● The problem: All of the lines below are to be transcribed faithfully, with pictures excluded from the copy.

● Data excerpt:
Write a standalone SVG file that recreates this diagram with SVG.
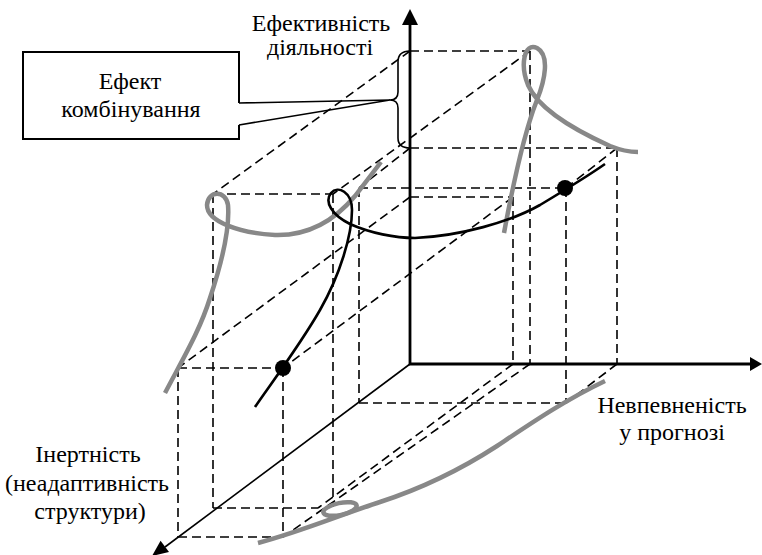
<svg xmlns="http://www.w3.org/2000/svg" width="762" height="555" viewBox="0 0 762 555">
<style>
.d{fill:none;stroke:#000;stroke-width:1.6;stroke-dasharray:9 5}
.ax{fill:none;stroke:#000;stroke-width:2.8}
.g{fill:none;stroke:#888;stroke-width:4.5}
.k{fill:none;stroke:#000;stroke-width:2.6}
</style>
<rect width="762" height="555" fill="#fff"/>
<g id="dashed-lines">
<line class="d" x1="410" y1="51" x2="530" y2="51"/>
<line class="d" x1="410" y1="51" x2="213" y2="194"/>
<line class="d" x1="530" y1="51" x2="333" y2="194"/>
<line class="d" x1="213" y1="194" x2="333" y2="194"/>
<line class="d" x1="213" y1="194" x2="213" y2="508"/>
<line class="d" x1="333" y1="194" x2="333" y2="507"/>
<line class="d" x1="530" y1="51" x2="530" y2="364"/>
<line class="d" x1="213" y1="508" x2="318" y2="508"/>
<line class="d" x1="513" y1="364" x2="318" y2="508"/>
<line class="d" x1="410" y1="148" x2="617" y2="148"/>
<line class="d" x1="617" y1="148" x2="617" y2="364"/>
<line class="d" x1="410" y1="148" x2="359" y2="188"/>
<line class="d" x1="617" y1="148" x2="566" y2="188"/>
<line class="d" x1="359" y1="188" x2="566" y2="188"/>
<line class="d" x1="359" y1="188" x2="359" y2="403"/>
<line class="d" x1="566" y1="188" x2="566" y2="403"/>
<line class="d" x1="359" y1="403" x2="566" y2="403"/>
<line class="d" x1="617" y1="364" x2="566" y2="403"/>
<line class="d" x1="410" y1="197" x2="513" y2="197"/>
<line class="d" x1="513" y1="197" x2="513" y2="364"/>
<line class="d" x1="513" y1="197" x2="283" y2="368"/>
<line class="d" x1="410" y1="197" x2="178" y2="368"/>
<line class="d" x1="178" y1="368" x2="283" y2="368"/>
<line class="d" x1="178" y1="368" x2="178" y2="537"/>
<line class="d" x1="283" y1="368" x2="283" y2="537"/>
<line class="d" x1="178" y1="537" x2="283" y2="537"/>
<line class="d" x1="530" y1="364" x2="283" y2="537"/>
</g>
<g id="gray-curves">
<path class="g" d="M165,393 C185,355 200,330 210,298 C222,262 230,230 228,205 C226,190 208,190 207,205 C207,222 240,233 275,235 C310,236 335,220 355,196 L381,162"/>
<path class="g" d="M504,233 C512,190 525,130 537,100 C545,80 550,55 537,48 C524,42 520,65 528,85 C538,108 570,128 610,146 C620,150 630,152 638,152"/>
<path class="g" d="M258,543 C300,532 340,515 380,502 C420,489 460,470 497,446 C530,424 565,400 605,381"/>
<ellipse class="g" cx="340" cy="509" rx="17" ry="6" transform="rotate(-12 340 509)"/>
</g>
<g id="black-curve">
<path class="k" d="M255,407 C270,385 300,345 320,310 C340,275 352,235 352,210 C352,192 338,185 331,193 C324,202 332,215 350,224 C370,233 395,238 415,238 C460,236 510,222 540,205 C560,193 585,178 605,164"/>
<circle cx="283" cy="368" r="8"/>
<circle cx="565" cy="188" r="8"/>
</g>
<g id="axes">
<line class="ax" x1="410" y1="365" x2="410" y2="22"/>
<polygon points="410,9 402,25 418,25"/>
<line class="ax" x1="409" y1="364" x2="752" y2="364"/>
<polygon points="762,364 750,357 750,371"/>
<line x1="410" y1="364" x2="165" y2="547" stroke="#000" stroke-width="1.6"/>
<polygon points="152,556 169,552 160.6,540.8"/>
</g>
<g id="brace">
<path d="M410,51 Q398,51 398,62 V92 Q398,100 390,100 Q398,100 398,108 V138 Q398,148 410,148" fill="none" stroke="#000" stroke-width="1.6"/>
</g>
<g id="callout" font-family="'Liberation Serif', 'DejaVu Serif', serif" font-size="24" text-anchor="middle" fill="#000">
<path d="M239,103 V52 H23 V139 H239 V125" fill="none" stroke="#000" stroke-width="2"/>
<path d="M239,103 L390,100 L239,125" fill="none" stroke="#000" stroke-width="1.6"/>
<text x="130" y="89">Ефект</text>
<text x="131" y="117">комбінування</text>
</g>
<g id="labels" font-family="'Liberation Serif', 'DejaVu Serif', serif" font-size="24" text-anchor="middle" fill="#000">
<text x="321" y="31">Ефективність</text>
<text x="320" y="55">діяльності</text>
<text x="672" y="413">Невпевненість</text>
<text x="672" y="440">у прогнозі</text>
<text x="88" y="462">Інертність</text>
<text x="87" y="491">(неадаптивність</text>
<text x="90" y="519">структури)</text>
</g>
</svg>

● Output of the exercise:
Write a standalone SVG file that recreates this diagram with SVG.
<svg xmlns="http://www.w3.org/2000/svg" width="762" height="555" viewBox="0 0 762 555">
<style>
.d{fill:none;stroke:#000;stroke-width:1.6;stroke-dasharray:9 5}
.ax{fill:none;stroke:#000;stroke-width:2.8}
.g{fill:none;stroke:#888;stroke-width:4.5}
.k{fill:none;stroke:#000;stroke-width:2.6}
</style>
<rect width="762" height="555" fill="#fff"/>
<g id="dashed-lines">
<line class="d" x1="410" y1="51" x2="530" y2="51"/>
<line class="d" x1="410" y1="51" x2="213" y2="194"/>
<line class="d" x1="530" y1="51" x2="333" y2="194"/>
<line class="d" x1="213" y1="194" x2="333" y2="194"/>
<line class="d" x1="213" y1="194" x2="213" y2="508"/>
<line class="d" x1="333" y1="194" x2="333" y2="507"/>
<line class="d" x1="530" y1="51" x2="530" y2="364"/>
<line class="d" x1="213" y1="508" x2="318" y2="508"/>
<line class="d" x1="513" y1="364" x2="318" y2="508"/>
<line class="d" x1="410" y1="148" x2="617" y2="148"/>
<line class="d" x1="617" y1="148" x2="617" y2="364"/>
<line class="d" x1="410" y1="148" x2="359" y2="188"/>
<line class="d" x1="617" y1="148" x2="566" y2="188"/>
<line class="d" x1="359" y1="188" x2="566" y2="188"/>
<line class="d" x1="359" y1="188" x2="359" y2="403"/>
<line class="d" x1="566" y1="188" x2="566" y2="403"/>
<line class="d" x1="359" y1="403" x2="566" y2="403"/>
<line class="d" x1="617" y1="364" x2="566" y2="403"/>
<line class="d" x1="410" y1="197" x2="513" y2="197"/>
<line class="d" x1="513" y1="197" x2="513" y2="364"/>
<line class="d" x1="513" y1="197" x2="283" y2="368"/>
<line class="d" x1="410" y1="197" x2="178" y2="368"/>
<line class="d" x1="178" y1="368" x2="283" y2="368"/>
<line class="d" x1="178" y1="368" x2="178" y2="537"/>
<line class="d" x1="283" y1="368" x2="283" y2="537"/>
<line class="d" x1="178" y1="537" x2="283" y2="537"/>
<line class="d" x1="530" y1="364" x2="283" y2="537"/>
</g>
<g id="gray-curves">
<path class="g" d="M165,393 C185,355 200,330 210,298 C222,262 230,230 228,205 C226,190 208,190 207,205 C207,222 240,233 275,235 C310,236 335,220 355,196 L381,162"/>
<path class="g" d="M504,233 C512,190 525,130 537,100 C545,80 550,55 537,48 C524,42 520,65 528,85 C538,108 570,128 610,146 C620,150 630,152 638,152"/>
<path class="g" d="M258,543 C300,532 340,515 380,502 C420,489 460,470 497,446 C530,424 565,400 605,381"/>
<ellipse class="g" cx="340" cy="509" rx="17" ry="6" transform="rotate(-12 340 509)"/>
</g>
<g id="black-curve">
<path class="k" d="M255,407 C270,385 300,345 320,310 C340,275 352,235 352,210 C352,192 338,185 331,193 C324,202 332,215 350,224 C370,233 395,238 415,238 C460,236 510,222 540,205 C560,193 585,178 605,164"/>
<circle cx="283" cy="368" r="8"/>
<circle cx="565" cy="188" r="8"/>
</g>
<g id="axes">
<line class="ax" x1="410" y1="365" x2="410" y2="22"/>
<polygon points="410,9 402,25 418,25"/>
<line class="ax" x1="409" y1="364" x2="752" y2="364"/>
<polygon points="762,364 750,357 750,371"/>
<line x1="410" y1="364" x2="165" y2="547" stroke="#000" stroke-width="1.6"/>
<polygon points="152,556 169,552 160.6,540.8"/>
</g>
<g id="brace">
<path d="M410,51 Q398,51 398,62 V92 Q398,100 390,100 Q398,100 398,108 V138 Q398,148 410,148" fill="none" stroke="#000" stroke-width="1.6"/>
</g>
<g id="callout" font-family="'Liberation Serif', 'DejaVu Serif', serif" font-size="24" text-anchor="middle" fill="#000">
<path d="M239,103 V52 H23 V139 H239 V125" fill="none" stroke="#000" stroke-width="2"/>
<path d="M239,103 L390,100 L239,125" fill="none" stroke="#000" stroke-width="1.6"/>
<text x="130" y="89">Ефект</text>
<text x="131" y="117">комбінування</text>
</g>
<g id="labels" font-family="'Liberation Serif', 'DejaVu Serif', serif" font-size="24" text-anchor="middle" fill="#000">
<text x="321" y="31">Ефективність</text>
<text x="320" y="55">діяльності</text>
<text x="672" y="413">Невпевненість</text>
<text x="672" y="440">у прогнозі</text>
<text x="88" y="462">Інертність</text>
<text x="87" y="491">(неадаптивність</text>
<text x="90" y="519">структури)</text>
</g>
</svg>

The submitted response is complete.